Write the count of lines that contain the word "draw" and nothing else.
- - - - - - -
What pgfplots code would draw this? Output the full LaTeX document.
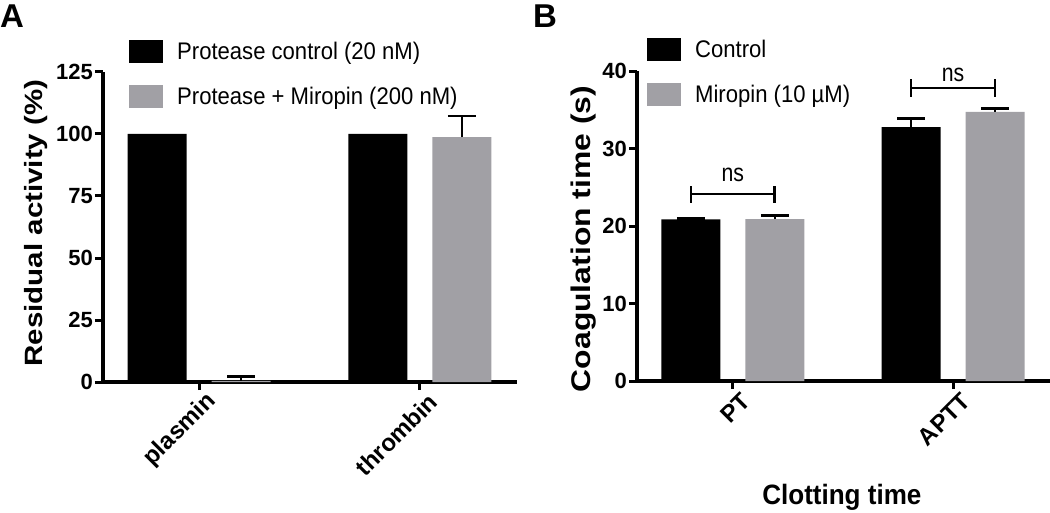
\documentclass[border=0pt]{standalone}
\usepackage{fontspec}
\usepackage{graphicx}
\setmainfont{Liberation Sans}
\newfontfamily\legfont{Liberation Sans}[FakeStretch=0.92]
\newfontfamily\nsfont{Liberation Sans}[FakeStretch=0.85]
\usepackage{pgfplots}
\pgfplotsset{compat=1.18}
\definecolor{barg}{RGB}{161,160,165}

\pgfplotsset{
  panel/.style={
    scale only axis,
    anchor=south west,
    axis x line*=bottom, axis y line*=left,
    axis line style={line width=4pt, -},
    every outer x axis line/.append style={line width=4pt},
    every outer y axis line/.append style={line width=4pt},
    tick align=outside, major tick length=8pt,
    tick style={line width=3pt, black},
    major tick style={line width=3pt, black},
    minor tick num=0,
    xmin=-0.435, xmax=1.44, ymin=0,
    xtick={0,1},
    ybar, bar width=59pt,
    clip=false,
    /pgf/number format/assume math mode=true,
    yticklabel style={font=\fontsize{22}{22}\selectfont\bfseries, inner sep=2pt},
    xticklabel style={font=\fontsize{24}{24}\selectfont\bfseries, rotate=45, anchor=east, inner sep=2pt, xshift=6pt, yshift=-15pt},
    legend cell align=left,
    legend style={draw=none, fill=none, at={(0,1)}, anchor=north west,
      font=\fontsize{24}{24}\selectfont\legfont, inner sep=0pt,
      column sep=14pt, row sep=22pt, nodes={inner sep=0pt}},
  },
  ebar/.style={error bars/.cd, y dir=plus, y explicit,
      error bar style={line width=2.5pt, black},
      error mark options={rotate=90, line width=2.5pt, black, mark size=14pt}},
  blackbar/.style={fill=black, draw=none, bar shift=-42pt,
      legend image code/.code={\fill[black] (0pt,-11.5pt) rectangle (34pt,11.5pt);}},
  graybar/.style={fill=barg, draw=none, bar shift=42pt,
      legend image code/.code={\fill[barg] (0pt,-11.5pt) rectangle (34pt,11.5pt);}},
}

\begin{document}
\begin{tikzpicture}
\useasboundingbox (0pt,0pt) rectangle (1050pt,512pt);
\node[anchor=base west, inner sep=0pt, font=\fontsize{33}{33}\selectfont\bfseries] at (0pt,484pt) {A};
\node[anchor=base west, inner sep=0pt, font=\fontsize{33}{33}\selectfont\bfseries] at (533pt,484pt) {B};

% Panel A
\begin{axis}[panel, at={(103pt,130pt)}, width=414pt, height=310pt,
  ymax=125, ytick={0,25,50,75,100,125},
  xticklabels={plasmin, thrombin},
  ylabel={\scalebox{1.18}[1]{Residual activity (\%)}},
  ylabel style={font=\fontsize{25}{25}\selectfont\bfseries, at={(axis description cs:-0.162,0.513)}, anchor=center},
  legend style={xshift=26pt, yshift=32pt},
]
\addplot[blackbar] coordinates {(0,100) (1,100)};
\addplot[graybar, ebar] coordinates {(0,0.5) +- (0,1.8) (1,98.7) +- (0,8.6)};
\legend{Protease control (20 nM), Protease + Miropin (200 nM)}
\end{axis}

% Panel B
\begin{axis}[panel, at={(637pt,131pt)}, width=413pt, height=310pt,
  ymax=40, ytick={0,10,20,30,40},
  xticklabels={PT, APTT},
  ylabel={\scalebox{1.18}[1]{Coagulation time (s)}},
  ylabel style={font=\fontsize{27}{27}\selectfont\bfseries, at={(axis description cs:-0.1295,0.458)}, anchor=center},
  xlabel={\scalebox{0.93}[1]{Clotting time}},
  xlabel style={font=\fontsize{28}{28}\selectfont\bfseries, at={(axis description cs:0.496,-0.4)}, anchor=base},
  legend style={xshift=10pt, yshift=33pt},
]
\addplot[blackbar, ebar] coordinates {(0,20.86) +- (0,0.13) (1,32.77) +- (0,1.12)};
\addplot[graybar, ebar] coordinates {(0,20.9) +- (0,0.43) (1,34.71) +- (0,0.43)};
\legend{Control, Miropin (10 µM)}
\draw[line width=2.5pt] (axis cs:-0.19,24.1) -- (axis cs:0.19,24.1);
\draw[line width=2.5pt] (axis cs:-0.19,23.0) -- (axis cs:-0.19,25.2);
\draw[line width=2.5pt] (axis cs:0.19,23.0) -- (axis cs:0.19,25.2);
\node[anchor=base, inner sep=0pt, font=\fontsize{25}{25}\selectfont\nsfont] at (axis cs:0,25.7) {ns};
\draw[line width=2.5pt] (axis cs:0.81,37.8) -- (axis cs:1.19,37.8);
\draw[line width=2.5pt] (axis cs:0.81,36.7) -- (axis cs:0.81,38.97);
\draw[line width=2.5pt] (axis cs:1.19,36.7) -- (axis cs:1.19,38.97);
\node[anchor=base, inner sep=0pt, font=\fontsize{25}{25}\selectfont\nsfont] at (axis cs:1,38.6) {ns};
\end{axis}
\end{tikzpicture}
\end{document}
- - - - - - -
• **Output of the exercise**
10